(Records from a collection)
• • • • • • •

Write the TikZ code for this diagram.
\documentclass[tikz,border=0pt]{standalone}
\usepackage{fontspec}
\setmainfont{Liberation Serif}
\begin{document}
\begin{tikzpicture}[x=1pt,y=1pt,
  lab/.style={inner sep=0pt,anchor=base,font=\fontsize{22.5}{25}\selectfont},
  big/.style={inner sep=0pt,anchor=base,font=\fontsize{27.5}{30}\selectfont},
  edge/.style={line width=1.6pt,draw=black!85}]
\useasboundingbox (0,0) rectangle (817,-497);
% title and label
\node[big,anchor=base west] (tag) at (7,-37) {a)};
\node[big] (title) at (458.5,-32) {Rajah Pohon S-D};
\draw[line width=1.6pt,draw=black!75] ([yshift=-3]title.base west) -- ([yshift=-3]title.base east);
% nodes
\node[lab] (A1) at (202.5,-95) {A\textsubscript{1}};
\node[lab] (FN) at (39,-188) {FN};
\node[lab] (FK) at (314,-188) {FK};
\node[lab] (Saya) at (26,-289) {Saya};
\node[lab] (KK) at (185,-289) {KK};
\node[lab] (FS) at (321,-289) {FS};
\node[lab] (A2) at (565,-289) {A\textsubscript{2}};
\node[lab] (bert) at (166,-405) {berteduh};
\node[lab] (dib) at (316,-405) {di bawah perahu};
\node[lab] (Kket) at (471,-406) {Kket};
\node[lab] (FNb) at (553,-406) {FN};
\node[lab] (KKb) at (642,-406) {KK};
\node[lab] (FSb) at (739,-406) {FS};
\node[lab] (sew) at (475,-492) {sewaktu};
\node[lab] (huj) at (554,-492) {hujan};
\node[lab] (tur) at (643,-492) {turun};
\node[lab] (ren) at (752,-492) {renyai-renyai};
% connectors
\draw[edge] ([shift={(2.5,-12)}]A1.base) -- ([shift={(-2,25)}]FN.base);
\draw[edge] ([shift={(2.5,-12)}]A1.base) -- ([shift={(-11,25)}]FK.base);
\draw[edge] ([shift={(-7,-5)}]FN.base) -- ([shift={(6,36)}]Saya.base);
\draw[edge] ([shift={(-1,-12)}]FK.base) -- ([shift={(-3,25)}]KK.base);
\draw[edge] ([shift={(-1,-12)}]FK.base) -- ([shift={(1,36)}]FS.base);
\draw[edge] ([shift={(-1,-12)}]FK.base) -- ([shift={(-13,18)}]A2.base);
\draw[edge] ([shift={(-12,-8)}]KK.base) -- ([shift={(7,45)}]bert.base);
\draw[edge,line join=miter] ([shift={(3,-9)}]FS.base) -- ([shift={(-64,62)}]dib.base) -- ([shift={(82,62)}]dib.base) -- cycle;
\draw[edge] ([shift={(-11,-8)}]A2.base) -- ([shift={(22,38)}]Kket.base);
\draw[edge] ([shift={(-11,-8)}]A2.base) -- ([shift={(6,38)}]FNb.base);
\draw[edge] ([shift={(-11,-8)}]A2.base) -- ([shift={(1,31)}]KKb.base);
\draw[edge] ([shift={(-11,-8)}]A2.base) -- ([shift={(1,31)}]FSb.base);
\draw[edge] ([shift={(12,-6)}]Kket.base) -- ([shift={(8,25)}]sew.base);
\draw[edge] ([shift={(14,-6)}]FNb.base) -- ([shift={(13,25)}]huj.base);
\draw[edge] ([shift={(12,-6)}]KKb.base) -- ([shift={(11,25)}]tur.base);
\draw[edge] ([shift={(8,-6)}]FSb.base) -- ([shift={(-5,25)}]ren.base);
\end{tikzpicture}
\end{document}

• • • • • • •

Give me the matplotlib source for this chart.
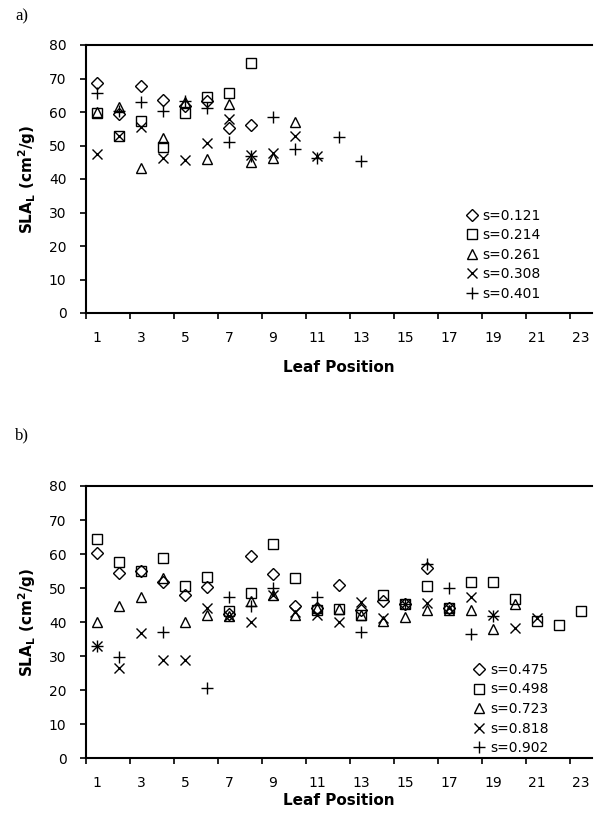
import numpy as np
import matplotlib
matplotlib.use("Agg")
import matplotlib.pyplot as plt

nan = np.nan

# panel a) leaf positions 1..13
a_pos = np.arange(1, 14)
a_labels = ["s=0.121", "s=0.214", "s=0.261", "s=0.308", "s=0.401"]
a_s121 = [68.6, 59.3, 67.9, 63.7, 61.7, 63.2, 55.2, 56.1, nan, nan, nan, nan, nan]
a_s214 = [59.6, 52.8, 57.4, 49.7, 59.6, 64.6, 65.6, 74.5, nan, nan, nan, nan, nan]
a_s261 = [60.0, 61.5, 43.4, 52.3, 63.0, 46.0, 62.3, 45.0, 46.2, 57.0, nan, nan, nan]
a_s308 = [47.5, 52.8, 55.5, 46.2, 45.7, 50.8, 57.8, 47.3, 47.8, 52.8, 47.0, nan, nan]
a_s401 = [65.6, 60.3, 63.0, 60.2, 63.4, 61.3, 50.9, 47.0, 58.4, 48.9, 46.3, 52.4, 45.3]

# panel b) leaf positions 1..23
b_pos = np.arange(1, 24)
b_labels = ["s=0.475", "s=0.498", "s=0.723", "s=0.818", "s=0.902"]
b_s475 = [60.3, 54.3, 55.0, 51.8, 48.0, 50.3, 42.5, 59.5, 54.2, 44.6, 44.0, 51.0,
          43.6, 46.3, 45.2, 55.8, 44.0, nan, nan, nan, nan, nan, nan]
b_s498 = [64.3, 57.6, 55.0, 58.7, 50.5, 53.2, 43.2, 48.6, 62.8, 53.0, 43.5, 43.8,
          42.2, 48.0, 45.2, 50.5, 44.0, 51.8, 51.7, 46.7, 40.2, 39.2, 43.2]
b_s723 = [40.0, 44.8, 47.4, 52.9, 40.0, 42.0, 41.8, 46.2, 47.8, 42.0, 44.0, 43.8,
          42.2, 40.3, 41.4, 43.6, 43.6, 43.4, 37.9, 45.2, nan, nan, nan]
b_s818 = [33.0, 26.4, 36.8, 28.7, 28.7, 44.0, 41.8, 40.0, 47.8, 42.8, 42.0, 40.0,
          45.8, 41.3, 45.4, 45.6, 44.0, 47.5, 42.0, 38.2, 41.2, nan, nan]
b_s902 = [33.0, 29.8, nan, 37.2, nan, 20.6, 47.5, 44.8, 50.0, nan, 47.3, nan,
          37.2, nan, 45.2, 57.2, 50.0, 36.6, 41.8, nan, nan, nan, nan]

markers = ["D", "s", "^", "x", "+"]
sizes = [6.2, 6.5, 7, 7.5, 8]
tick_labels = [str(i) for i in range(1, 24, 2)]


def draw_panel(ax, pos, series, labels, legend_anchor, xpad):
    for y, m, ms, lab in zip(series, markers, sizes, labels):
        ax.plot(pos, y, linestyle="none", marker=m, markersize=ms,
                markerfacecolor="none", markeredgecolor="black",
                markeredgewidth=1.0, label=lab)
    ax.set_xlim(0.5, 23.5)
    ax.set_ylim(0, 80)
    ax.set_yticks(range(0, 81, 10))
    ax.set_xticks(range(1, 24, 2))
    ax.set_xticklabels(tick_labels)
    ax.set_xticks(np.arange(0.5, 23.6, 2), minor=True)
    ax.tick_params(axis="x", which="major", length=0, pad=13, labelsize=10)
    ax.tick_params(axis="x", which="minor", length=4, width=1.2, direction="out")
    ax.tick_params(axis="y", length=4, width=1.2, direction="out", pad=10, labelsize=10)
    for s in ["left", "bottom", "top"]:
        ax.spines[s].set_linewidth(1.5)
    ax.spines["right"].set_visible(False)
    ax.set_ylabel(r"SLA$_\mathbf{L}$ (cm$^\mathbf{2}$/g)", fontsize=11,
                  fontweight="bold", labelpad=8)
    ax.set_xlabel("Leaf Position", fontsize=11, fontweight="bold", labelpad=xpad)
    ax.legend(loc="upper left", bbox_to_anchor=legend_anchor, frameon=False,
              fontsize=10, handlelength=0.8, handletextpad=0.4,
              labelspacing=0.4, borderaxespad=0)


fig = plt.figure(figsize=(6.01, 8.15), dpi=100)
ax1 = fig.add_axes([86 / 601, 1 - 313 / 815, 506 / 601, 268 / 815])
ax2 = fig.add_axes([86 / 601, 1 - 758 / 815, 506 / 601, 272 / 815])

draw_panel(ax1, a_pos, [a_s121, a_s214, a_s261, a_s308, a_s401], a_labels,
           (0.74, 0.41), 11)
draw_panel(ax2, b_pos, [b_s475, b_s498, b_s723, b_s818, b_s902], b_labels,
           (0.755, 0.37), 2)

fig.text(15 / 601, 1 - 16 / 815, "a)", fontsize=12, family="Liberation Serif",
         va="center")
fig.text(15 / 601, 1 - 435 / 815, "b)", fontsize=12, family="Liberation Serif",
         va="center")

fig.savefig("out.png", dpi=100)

• • • • • • •

* _Task prompt_
What's needed is an exact copy of the lines above from the one with "Give me the matplotlib source for this chart." through the one with "nan = np.nan", both included; the pictures stay out.

* _Response to this task_
Give me the matplotlib source for this chart.
import numpy as np
import matplotlib
matplotlib.use("Agg")
import matplotlib.pyplot as plt

nan = np.nan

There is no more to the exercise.